Nouvelles investigations pluridisciplinaires
« L’origine météoritique du cratère a été véritablement confirmée en 1966 par la présence de composants extraterrestres dans les échantillons de verre trouvés autour de la formation », raconte David Baratoux, géologue à l’IRD (UMR GET) qui a contribué aux nouvelles investigations avec ses partenaires3.Ceux-ci résultent de la fusion des sables siliceux et des grès par la chaleur produite au moment de la rencontre violente entre l’astéroïde et la Terre. L’énergie libérée est si forte que la roche peut être fondue et même vaporisée en même temps que l’astéroïde. Le cratère Aouelloul a été peu étudié mais l’IRD, au travers de l’Initiative Africaine pour les Sciences des Planètes et de l’Espace, la Fondation ATTARIK au Maroc et le Fond Barringer pour la recherche sur les impacts de météorites soutiennent une nouvelle exploration sur le terrain en 2019, avec le soutien de l’Agence Nationale de Recherches Géologiques et du Patrimoine Minier. Son objectif était de cartographier les traces laissées par la chute de l’astéroïde à l’échelle macroscopique et dans les minéraux. « Les cratères d’impacts peuvent générer un métamorphisme dit de choc qui engendre des transformations spécifiques dans les minéraux qui ne se retrouvent dans aucun autre contexte naturel », explique Hasnaa Chennaoui de l’Université Hassan II de Casablanca.

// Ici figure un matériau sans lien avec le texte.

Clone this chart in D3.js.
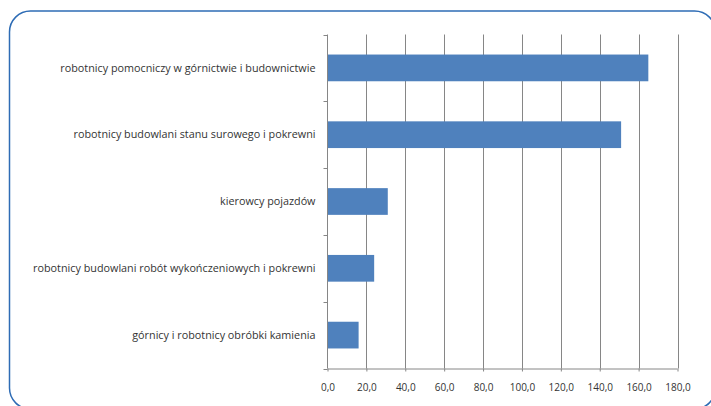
<!DOCTYPE html>
<html>
<head>
<meta charset="utf-8">
<script src="https://cdn.jsdelivr.net/npm/d3@7"></script>
<style>
  html, body { margin: 0; padding: 0; background: #fff; }
  svg { display: block; }
</style>
</head>
<body>
<svg id="chart" width="711" height="406"></svg>
<script>
const categories = [
    'robotnicy pomocniczy w górnictwie i budownictwie',
    'robotnicy budowlani stanu surowego i pokrewni',
    'kierowcy pojazdów',
    'robotnicy budowlani robót wykończeniowych i pokrewni',
    'górnicy i robotnicy obróbki kamienia'
];
const values = [165, 151, 31, 24, 16];
const tickValues = [0, 20, 40, 60, 80, 100, 120, 140, 160, 180];

const WIDTH = 711;
const HEIGHT = 406;
const PADDING_LEFT = 327.5;
const PADDING_RIGHT = 33.5;
const PADDING_TOP = 34.5;
const PADDING_BOTTOM = 37.5;
const GRAPH_WIDTH = WIDTH - PADDING_LEFT - PADDING_RIGHT;
const GRAPH_HEIGHT = HEIGHT - PADDING_TOP - PADDING_BOTTOM;

const COLOR_BAR = '#4f81bd';
const COLOR_GRID = '#868686';
const COLOR_TEXT = '#333333';
const FONT = '"Open Sans", sans-serif';

const root = d3.select('#chart');

// ramka
root.append('rect')
    .attr('x', 9.5)
    .attr('y', 11)
    .attr('width', 706)
    .attr('height', 398)
    .attr('rx', 21)
    .attr('ry', 21)
    .attr('fill', 'none')
    .attr('stroke', '#2e6cb5')
    .attr('stroke-width', 1.5);

const g = root.append('g');

const x = d3.scaleLinear().domain([0, 180]).range([PADDING_LEFT, PADDING_LEFT + GRAPH_WIDTH]);
const y = d3.scaleBand().domain(categories).range([PADDING_TOP, PADDING_TOP + GRAPH_HEIGHT]).paddingInner(0.6).paddingOuter(0.3);

// siatka pionowa
g.selectAll('.grid')
    .data(tickValues.slice(1))
    .enter()
    .append('line')
    .attr('x1', d => Math.round(x(d)) + 0.5)
    .attr('x2', d => Math.round(x(d)) + 0.5)
    .attr('y1', PADDING_TOP)
    .attr('y2', PADDING_TOP + GRAPH_HEIGHT)
    .attr('stroke', COLOR_GRID)
    .attr('stroke-width', 1);

// słupki
g.selectAll('.bar')
    .data(values)
    .enter()
    .append('rect')
    .attr('x', x(0))
    .attr('y', (d, i) => y(categories[i]))
    .attr('width', d => x(d) - x(0))
    .attr('height', y.bandwidth())
    .attr('fill', COLOR_BAR);

// oś pozioma
const xAxis = d3.axisBottom(x)
    .tickValues(tickValues)
    .tickSize(3)
    .tickPadding(12)
    .tickFormat(d => d3.format('.1f')(d).replace('.', ','));

const xg = g.append('g')
    .attr('transform', `translate(0,${PADDING_TOP + GRAPH_HEIGHT})`)
    .call(xAxis);
xg.select('.domain').attr('stroke', COLOR_GRID).attr('d', `M${PADDING_LEFT},0.5H${PADDING_LEFT + GRAPH_WIDTH}`);
xg.selectAll('.tick line').attr('stroke', COLOR_GRID);
xg.selectAll('.tick text')
    .attr('fill', COLOR_TEXT)
    .attr('font-family', FONT)
    .attr('font-size', 10);

// oś pionowa
const yStep = GRAPH_HEIGHT / categories.length;
const yg = g.append('g');
yg.append('line')
    .attr('x1', PADDING_LEFT)
    .attr('x2', PADDING_LEFT)
    .attr('y1', PADDING_TOP)
    .attr('y2', PADDING_TOP + GRAPH_HEIGHT)
    .attr('stroke', COLOR_GRID);
yg.selectAll('.ytick')
    .data(d3.range(categories.length + 1))
    .enter()
    .append('line')
    .attr('x1', PADDING_LEFT - 4)
    .attr('x2', PADDING_LEFT)
    .attr('y1', i => Math.round(PADDING_TOP + i * yStep) + 0.5)
    .attr('y2', i => Math.round(PADDING_TOP + i * yStep) + 0.5)
    .attr('stroke', COLOR_GRID);

yg.selectAll('.ylabel')
    .data(categories)
    .enter()
    .append('text')
    .text(d => d)
    .attr('x', PADDING_LEFT - 12)
    .attr('y', d => y(d) + y.bandwidth() / 2)
    .attr('dy', '0.35em')
    .attr('text-anchor', 'end')
    .attr('fill', COLOR_TEXT)
    .attr('font-family', FONT)
    .attr('font-size', 10.8);
</script>
</body>
</html>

Le défi représenté par l’origine des petits cratères
Des investigations réalisées sur des échantillons collectés au bord du cratère montrent que des déformations se sont produites mais sans pour autant révéler de trace de métamorphisme de choc. « Le métamorphisme de choc dans les petits cratères est difficile à mettre en évidence, les roches ou minéraux choqués sont peu fréquents et potentiellement enfouis au centre du cratère sous le sable », ajoute Ely Cheikh Ould Mohamed Navee, devenu le premier chercheur mauritanien titulaire d’un doctorat sur les cratères d’impact. Cependant, le rempart est fracturé et les blocs qui le constituent ont subi une rotation lors de l’impact. Une cartographie systématique des fractures et de ces perturbations a été réalisée. « De nouvelles observations sur la distribution du verre d’impact montrent que celui-ci est localisé exclusivement dans les parties extérieures sud et est du cratère, ce qui nous autorise à déterminer d’où venait l’astéroïde, le verre étant aligné parallèlement à la direction oblique de l’impact », s’enthousiasme David Baratoux. Participer aux programmes NASA ou ESA d’exploration spatiale n’est pas souvent à la portée de pays du Sud. Les cratères d’impact présents dans le désert du Sahara ou dans les terrains anciens de l’Afrique offrent à la communauté de planétologues africains de nombreuses opportunités de contribuer à ces aventures scientifiques.
Notes :
- https://science.nasa.gov/mission/dart/
- Le trou d’Aouelloul, en arabe
- Université Hassan II de Casablanca (MAROC), Université Al-asriya de Nouakchott (Mauritanie), Museum d’histoire naturelle de Vienne (Autriche)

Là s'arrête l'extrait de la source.